_SET PROBLEM_. Look through the records below and give the number of lines holding the string "this", nothing more.

_RECORDS TO USE_.
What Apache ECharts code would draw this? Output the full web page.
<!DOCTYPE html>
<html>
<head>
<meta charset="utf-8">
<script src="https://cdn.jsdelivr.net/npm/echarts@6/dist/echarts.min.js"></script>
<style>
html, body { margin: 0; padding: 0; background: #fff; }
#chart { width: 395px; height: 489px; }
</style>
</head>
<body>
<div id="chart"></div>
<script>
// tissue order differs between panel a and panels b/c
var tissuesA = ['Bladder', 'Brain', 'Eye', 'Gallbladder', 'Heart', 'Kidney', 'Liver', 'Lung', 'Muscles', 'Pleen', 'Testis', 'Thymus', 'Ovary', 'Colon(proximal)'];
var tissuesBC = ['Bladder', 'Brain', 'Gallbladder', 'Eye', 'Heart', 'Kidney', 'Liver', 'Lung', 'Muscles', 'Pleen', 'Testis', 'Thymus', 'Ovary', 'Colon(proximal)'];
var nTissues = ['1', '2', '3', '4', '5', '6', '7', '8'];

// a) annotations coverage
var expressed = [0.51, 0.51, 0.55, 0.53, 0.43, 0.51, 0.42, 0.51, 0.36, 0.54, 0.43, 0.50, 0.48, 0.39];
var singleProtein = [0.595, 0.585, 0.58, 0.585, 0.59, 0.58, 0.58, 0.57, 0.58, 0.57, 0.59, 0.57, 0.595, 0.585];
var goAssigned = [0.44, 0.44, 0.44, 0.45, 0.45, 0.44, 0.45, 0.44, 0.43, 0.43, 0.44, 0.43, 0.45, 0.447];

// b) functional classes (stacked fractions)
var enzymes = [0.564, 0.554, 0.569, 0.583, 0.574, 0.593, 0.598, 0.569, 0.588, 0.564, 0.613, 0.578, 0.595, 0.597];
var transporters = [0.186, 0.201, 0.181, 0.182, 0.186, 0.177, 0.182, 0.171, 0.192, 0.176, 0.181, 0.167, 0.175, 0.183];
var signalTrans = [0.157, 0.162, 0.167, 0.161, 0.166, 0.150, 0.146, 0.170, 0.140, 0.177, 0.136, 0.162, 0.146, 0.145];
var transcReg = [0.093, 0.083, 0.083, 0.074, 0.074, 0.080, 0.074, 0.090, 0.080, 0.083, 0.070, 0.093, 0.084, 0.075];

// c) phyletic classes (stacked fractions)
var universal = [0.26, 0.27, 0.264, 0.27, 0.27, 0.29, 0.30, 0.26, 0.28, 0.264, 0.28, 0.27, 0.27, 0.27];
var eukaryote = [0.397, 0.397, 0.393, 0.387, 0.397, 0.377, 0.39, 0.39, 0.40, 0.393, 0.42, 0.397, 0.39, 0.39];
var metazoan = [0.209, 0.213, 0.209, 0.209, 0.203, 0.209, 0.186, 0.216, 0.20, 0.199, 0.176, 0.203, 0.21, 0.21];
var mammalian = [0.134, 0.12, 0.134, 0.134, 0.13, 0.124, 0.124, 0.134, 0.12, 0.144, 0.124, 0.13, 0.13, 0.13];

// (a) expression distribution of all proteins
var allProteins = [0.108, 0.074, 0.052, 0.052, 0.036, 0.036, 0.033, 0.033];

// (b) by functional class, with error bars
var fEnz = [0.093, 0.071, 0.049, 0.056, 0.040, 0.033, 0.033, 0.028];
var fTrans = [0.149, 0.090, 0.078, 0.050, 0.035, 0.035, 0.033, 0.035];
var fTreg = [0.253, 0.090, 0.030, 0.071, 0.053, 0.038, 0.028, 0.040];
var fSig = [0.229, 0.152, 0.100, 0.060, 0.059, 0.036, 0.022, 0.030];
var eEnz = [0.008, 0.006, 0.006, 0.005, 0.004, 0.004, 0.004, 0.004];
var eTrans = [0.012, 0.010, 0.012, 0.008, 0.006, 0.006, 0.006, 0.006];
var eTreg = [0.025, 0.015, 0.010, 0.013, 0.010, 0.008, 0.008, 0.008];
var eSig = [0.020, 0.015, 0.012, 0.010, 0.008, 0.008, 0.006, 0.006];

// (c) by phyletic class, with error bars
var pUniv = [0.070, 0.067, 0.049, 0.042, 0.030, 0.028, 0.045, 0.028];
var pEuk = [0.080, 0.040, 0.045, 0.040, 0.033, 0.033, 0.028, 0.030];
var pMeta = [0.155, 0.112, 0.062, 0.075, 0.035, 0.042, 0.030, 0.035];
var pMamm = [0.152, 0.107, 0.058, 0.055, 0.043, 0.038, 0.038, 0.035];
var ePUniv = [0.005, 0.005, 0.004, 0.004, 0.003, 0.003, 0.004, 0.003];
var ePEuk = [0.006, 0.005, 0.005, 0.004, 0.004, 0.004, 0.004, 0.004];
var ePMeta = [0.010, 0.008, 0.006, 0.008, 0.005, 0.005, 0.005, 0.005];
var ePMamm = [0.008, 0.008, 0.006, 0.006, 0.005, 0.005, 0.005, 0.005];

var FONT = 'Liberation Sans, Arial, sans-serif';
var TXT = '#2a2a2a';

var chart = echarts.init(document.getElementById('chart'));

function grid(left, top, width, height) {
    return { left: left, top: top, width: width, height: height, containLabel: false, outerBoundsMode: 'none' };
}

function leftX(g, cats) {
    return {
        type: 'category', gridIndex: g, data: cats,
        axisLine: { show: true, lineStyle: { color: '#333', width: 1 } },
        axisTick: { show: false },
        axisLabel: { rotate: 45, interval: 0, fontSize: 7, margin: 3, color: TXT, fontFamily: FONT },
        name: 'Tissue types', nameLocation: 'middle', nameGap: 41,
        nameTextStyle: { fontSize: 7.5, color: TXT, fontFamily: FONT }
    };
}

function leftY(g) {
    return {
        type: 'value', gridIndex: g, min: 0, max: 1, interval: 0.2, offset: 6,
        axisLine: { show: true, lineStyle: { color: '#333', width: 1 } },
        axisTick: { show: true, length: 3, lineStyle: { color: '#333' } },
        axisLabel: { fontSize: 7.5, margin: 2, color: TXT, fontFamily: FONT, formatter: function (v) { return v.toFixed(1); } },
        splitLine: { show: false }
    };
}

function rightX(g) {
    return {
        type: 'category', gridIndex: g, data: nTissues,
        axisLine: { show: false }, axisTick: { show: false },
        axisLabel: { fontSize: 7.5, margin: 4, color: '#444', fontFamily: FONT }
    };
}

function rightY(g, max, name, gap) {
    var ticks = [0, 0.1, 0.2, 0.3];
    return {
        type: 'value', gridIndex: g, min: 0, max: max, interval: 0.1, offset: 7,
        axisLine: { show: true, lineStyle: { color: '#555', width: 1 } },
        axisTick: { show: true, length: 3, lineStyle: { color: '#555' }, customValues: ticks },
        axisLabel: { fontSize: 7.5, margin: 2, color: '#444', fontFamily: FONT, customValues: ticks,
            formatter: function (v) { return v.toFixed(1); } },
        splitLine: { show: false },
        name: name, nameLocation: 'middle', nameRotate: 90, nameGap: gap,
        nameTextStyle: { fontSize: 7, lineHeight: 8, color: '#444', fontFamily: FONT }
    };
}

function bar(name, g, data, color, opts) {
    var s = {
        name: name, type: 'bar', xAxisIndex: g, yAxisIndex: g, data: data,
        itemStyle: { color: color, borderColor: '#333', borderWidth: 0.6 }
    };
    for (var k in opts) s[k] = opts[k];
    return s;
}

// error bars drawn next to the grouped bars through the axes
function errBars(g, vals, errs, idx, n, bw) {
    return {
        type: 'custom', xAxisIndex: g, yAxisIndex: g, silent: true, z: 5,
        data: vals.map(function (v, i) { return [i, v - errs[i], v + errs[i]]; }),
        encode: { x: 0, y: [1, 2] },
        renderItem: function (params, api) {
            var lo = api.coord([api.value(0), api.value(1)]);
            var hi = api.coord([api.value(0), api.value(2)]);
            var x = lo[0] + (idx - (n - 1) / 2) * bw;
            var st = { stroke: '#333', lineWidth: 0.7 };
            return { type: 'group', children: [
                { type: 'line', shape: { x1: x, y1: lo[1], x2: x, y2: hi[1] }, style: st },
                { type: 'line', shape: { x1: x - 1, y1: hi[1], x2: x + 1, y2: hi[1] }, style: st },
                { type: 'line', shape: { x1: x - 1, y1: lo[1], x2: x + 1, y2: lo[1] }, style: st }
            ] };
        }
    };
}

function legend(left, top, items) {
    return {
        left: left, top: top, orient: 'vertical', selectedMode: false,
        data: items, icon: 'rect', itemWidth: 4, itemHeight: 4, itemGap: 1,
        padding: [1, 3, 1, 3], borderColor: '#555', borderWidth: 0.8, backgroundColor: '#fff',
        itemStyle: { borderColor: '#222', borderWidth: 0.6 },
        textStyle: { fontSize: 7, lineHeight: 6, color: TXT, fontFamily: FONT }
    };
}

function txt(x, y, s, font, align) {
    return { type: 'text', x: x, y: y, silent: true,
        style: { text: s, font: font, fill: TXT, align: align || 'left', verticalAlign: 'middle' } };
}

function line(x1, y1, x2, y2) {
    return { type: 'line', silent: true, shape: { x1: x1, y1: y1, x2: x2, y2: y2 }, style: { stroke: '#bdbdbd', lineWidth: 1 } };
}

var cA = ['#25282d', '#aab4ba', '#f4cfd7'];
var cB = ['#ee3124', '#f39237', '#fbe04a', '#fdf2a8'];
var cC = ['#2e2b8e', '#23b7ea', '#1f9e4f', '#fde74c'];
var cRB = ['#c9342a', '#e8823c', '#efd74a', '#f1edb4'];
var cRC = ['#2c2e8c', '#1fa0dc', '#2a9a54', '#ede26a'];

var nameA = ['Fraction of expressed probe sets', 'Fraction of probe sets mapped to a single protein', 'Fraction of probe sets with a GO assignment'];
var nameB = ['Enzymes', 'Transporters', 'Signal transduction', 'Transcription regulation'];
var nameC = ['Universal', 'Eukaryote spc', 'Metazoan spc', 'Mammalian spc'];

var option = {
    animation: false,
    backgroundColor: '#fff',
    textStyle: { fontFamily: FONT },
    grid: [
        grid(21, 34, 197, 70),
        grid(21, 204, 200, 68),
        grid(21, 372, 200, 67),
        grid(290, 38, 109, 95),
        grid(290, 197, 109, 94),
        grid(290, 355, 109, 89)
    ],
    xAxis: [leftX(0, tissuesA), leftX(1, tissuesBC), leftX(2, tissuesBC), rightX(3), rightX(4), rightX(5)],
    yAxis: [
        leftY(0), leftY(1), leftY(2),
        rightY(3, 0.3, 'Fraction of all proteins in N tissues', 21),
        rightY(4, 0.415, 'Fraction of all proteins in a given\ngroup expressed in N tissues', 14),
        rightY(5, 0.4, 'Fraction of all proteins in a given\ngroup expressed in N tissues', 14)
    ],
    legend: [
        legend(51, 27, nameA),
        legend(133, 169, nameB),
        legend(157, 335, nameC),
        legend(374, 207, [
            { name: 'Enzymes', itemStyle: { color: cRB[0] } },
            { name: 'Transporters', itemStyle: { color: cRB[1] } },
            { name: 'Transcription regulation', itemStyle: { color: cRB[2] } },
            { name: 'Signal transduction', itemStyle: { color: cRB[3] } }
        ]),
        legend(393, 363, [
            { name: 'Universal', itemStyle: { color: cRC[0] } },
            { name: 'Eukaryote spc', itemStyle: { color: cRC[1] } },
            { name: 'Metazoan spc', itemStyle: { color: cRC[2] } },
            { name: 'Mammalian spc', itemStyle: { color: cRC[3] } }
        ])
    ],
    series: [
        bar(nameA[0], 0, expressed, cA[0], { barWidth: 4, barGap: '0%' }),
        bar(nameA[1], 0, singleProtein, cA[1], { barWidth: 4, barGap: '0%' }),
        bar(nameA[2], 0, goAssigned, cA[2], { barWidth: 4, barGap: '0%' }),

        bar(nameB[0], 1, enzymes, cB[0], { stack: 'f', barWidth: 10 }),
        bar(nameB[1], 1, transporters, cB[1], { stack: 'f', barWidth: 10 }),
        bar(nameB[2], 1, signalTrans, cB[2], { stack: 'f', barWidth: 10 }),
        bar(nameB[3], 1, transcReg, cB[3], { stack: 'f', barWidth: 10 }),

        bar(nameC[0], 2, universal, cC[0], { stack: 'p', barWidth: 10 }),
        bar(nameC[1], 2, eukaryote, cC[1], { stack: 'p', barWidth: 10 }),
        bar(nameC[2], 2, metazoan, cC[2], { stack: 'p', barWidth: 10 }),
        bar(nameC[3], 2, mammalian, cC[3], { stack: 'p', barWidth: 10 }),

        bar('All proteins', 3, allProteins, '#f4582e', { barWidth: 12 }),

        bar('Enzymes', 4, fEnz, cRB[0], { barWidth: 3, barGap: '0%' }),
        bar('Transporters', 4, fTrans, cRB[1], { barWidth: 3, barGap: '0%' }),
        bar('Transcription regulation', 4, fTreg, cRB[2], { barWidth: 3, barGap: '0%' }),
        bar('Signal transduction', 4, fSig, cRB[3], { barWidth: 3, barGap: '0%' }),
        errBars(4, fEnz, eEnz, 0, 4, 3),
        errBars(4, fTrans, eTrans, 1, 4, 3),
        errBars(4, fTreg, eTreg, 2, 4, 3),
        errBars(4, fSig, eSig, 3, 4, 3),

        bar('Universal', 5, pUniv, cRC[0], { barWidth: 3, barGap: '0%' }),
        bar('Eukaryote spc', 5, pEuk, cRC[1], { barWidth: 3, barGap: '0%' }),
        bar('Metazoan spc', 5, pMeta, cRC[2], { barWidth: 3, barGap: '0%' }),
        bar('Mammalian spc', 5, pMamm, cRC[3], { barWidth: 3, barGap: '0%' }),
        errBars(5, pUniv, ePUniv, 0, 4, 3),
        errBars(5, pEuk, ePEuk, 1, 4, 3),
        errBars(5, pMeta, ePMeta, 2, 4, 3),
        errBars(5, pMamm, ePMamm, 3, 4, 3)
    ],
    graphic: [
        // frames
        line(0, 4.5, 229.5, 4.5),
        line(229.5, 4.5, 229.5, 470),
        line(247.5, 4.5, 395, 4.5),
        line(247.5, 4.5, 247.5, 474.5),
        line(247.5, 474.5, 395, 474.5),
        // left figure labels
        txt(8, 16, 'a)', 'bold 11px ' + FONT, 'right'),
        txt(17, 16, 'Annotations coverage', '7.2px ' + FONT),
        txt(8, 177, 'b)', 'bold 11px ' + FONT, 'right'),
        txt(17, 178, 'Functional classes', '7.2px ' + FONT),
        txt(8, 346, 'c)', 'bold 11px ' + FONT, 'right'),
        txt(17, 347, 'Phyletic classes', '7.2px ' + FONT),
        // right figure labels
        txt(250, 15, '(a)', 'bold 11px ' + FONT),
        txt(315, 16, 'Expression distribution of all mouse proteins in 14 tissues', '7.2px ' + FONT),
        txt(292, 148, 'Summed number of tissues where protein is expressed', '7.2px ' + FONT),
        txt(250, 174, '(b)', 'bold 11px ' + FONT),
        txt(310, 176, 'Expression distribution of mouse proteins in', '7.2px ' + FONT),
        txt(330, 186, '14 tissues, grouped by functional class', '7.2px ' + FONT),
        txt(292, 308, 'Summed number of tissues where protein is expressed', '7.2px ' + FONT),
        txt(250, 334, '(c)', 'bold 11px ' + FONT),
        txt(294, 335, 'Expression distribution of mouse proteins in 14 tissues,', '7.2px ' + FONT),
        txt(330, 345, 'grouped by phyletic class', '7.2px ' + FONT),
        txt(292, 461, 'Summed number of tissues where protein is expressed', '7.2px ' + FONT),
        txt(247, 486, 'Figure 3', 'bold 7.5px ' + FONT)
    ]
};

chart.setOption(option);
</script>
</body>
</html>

* * *

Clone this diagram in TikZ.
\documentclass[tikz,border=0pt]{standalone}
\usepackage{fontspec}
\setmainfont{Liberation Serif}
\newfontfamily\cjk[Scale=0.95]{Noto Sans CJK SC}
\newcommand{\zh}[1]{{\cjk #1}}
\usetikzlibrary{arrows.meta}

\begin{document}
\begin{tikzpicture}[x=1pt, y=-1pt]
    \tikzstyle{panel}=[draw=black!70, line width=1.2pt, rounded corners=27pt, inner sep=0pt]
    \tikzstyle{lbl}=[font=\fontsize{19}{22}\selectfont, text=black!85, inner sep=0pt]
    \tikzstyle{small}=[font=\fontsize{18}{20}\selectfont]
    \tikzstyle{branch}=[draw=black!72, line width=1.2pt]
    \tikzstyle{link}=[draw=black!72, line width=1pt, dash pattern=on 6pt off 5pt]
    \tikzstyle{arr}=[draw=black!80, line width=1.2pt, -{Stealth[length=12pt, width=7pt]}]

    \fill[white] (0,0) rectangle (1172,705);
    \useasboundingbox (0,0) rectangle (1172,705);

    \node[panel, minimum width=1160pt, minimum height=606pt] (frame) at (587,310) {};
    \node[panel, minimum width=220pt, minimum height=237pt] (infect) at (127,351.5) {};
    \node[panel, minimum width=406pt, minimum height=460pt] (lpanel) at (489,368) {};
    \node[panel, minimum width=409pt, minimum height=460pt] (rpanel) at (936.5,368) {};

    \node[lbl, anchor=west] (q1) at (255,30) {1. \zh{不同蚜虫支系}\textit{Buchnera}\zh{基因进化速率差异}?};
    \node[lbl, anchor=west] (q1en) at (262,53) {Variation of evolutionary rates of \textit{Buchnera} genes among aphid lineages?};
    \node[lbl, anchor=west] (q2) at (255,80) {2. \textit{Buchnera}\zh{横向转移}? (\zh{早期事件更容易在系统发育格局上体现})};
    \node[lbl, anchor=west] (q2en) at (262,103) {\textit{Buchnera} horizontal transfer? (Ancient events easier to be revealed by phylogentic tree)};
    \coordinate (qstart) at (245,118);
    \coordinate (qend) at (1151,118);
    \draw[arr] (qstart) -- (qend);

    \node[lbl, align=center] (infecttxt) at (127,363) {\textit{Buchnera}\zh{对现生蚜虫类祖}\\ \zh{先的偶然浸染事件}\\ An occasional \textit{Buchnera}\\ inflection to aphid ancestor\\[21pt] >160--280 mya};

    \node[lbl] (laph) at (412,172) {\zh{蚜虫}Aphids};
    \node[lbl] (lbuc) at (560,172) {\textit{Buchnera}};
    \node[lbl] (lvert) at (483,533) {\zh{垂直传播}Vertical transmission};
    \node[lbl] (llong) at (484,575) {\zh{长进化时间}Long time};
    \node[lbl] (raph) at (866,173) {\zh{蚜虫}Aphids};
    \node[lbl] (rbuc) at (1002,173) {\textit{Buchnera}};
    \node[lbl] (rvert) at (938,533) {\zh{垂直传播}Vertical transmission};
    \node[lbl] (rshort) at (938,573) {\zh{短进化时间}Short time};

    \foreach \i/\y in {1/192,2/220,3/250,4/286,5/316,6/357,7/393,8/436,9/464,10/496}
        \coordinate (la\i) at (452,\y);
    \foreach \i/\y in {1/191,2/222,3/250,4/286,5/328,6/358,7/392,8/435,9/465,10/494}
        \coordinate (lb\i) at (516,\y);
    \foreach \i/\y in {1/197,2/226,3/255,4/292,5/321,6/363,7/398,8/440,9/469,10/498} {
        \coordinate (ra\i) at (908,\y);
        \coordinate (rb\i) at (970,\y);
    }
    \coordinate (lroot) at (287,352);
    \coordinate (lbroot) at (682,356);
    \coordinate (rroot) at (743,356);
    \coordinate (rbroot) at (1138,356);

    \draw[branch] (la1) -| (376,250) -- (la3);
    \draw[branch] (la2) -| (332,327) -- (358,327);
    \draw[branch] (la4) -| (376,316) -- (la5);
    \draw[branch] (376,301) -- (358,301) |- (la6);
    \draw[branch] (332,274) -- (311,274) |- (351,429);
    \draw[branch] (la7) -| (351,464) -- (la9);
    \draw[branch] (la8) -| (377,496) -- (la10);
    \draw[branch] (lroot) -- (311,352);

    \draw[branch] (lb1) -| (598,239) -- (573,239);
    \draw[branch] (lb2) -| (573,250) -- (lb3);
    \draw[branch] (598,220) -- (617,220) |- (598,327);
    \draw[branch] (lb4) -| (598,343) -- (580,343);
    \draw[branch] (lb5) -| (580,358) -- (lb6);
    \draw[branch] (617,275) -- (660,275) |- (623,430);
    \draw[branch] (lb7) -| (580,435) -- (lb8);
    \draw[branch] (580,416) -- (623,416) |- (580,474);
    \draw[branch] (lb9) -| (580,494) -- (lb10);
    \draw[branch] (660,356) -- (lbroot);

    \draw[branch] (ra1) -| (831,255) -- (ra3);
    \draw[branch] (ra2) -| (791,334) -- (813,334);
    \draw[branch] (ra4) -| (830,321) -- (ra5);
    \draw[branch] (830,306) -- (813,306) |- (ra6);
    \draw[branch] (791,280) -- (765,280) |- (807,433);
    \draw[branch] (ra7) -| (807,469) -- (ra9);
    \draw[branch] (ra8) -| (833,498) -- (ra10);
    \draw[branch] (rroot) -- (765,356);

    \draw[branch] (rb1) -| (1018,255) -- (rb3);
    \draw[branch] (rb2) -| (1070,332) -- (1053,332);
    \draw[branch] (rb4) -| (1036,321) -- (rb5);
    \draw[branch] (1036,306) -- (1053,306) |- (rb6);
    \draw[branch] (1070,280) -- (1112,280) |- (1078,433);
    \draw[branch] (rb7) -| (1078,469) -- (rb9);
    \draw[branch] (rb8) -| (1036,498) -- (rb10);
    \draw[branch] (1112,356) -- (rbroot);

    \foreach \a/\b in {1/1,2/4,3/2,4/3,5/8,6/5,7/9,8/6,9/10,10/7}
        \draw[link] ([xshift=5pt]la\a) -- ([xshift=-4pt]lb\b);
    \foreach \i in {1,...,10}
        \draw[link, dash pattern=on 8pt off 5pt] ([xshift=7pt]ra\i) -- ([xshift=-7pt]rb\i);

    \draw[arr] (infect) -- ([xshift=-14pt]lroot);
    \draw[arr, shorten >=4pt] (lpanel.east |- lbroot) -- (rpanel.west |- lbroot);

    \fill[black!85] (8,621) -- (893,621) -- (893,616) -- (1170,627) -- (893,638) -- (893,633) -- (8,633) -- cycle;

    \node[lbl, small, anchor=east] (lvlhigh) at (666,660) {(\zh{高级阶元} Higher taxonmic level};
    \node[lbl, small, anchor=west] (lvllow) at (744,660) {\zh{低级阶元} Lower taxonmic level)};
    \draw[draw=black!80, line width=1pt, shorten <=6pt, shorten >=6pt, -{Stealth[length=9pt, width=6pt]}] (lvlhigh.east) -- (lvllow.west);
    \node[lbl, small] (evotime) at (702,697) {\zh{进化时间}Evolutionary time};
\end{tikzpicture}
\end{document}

_COMPLETE OUTPUT_. 2